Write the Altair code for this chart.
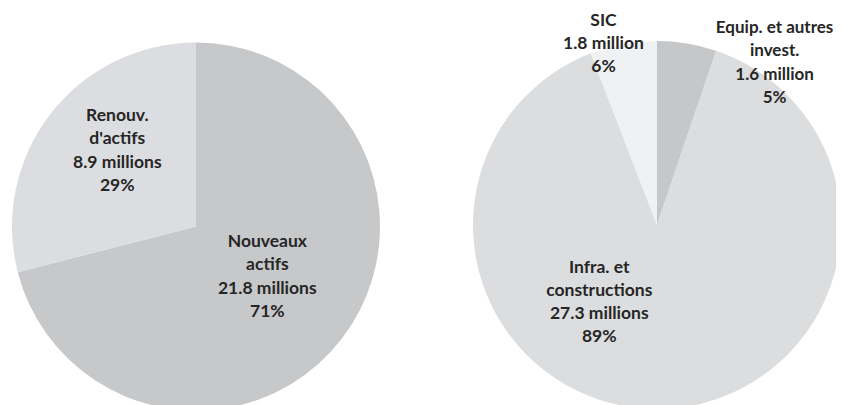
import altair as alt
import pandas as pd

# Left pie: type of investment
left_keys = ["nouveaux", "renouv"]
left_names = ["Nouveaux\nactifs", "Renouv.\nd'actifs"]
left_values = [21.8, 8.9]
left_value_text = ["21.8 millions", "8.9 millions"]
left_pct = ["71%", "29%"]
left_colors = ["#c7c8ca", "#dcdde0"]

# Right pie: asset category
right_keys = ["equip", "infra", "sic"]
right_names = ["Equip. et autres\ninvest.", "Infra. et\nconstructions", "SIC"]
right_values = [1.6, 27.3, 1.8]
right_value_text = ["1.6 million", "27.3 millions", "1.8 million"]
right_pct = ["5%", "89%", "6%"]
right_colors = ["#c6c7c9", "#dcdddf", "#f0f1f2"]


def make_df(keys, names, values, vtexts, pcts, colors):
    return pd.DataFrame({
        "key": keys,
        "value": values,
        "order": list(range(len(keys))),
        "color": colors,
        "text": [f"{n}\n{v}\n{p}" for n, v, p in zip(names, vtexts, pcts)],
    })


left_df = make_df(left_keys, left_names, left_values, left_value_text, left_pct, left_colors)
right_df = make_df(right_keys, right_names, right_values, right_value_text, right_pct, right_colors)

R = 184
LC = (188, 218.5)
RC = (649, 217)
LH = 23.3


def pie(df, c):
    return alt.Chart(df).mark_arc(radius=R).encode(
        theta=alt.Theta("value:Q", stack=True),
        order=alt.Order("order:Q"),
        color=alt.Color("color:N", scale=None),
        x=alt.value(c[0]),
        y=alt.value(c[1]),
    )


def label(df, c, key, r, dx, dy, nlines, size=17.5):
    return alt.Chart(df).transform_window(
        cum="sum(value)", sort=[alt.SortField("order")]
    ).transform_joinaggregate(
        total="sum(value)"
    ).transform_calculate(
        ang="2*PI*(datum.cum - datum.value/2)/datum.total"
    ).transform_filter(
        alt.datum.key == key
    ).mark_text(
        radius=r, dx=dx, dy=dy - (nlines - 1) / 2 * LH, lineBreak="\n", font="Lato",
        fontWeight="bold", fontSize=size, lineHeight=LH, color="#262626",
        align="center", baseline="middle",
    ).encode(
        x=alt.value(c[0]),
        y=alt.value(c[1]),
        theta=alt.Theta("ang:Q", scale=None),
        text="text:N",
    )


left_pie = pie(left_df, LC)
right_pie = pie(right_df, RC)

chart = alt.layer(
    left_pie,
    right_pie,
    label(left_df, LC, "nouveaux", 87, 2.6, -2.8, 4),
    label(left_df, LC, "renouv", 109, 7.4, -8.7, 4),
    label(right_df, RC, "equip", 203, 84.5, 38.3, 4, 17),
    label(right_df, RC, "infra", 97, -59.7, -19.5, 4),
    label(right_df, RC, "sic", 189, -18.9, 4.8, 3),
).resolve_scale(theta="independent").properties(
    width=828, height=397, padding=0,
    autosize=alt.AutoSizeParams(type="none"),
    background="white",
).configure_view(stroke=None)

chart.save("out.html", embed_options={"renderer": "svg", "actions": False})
○ ○ ○ ○
:: Brief ::
Reproduce the whole listing word for word, setting aside any pictures.

:: Response to the task ::
Write the Altair code for this chart.
import altair as alt
import pandas as pd

# Left pie: type of investment
left_keys = ["nouveaux", "renouv"]
left_names = ["Nouveaux\nactifs", "Renouv.\nd'actifs"]
left_values = [21.8, 8.9]
left_value_text = ["21.8 millions", "8.9 millions"]
left_pct = ["71%", "29%"]
left_colors = ["#c7c8ca", "#dcdde0"]

# Right pie: asset category
right_keys = ["equip", "infra", "sic"]
right_names = ["Equip. et autres\ninvest.", "Infra. et\nconstructions", "SIC"]
right_values = [1.6, 27.3, 1.8]
right_value_text = ["1.6 million", "27.3 millions", "1.8 million"]
right_pct = ["5%", "89%", "6%"]
right_colors = ["#c6c7c9", "#dcdddf", "#f0f1f2"]


def make_df(keys, names, values, vtexts, pcts, colors):
    return pd.DataFrame({
        "key": keys,
        "value": values,
        "order": list(range(len(keys))),
        "color": colors,
        "text": [f"{n}\n{v}\n{p}" for n, v, p in zip(names, vtexts, pcts)],
    })


left_df = make_df(left_keys, left_names, left_values, left_value_text, left_pct, left_colors)
right_df = make_df(right_keys, right_names, right_values, right_value_text, right_pct, right_colors)

R = 184
LC = (188, 218.5)
RC = (649, 217)
LH = 23.3


def pie(df, c):
    return alt.Chart(df).mark_arc(radius=R).encode(
        theta=alt.Theta("value:Q", stack=True),
        order=alt.Order("order:Q"),
        color=alt.Color("color:N", scale=None),
        x=alt.value(c[0]),
        y=alt.value(c[1]),
    )


def label(df, c, key, r, dx, dy, nlines, size=17.5):
    return alt.Chart(df).transform_window(
        cum="sum(value)", sort=[alt.SortField("order")]
    ).transform_joinaggregate(
        total="sum(value)"
    ).transform_calculate(
        ang="2*PI*(datum.cum - datum.value/2)/datum.total"
    ).transform_filter(
        alt.datum.key == key
    ).mark_text(
        radius=r, dx=dx, dy=dy - (nlines - 1) / 2 * LH, lineBreak="\n", font="Lato",
        fontWeight="bold", fontSize=size, lineHeight=LH, color="#262626",
        align="center", baseline="middle",
    ).encode(
        x=alt.value(c[0]),
        y=alt.value(c[1]),
        theta=alt.Theta("ang:Q", scale=None),
        text="text:N",
    )


left_pie = pie(left_df, LC)
right_pie = pie(right_df, RC)

chart = alt.layer(
    left_pie,
    right_pie,
    label(left_df, LC, "nouveaux", 87, 2.6, -2.8, 4),
    label(left_df, LC, "renouv", 109, 7.4, -8.7, 4),
    label(right_df, RC, "equip", 203, 84.5, 38.3, 4, 17),
    label(right_df, RC, "infra", 97, -59.7, -19.5, 4),
    label(right_df, RC, "sic", 189, -18.9, 4.8, 3),
).resolve_scale(theta="independent").properties(
    width=828, height=397, padding=0,
    autosize=alt.AutoSizeParams(type="none"),
    background="white",
).configure_view(stroke=None)

chart.save("out.html", embed_options={"renderer": "svg", "actions": False})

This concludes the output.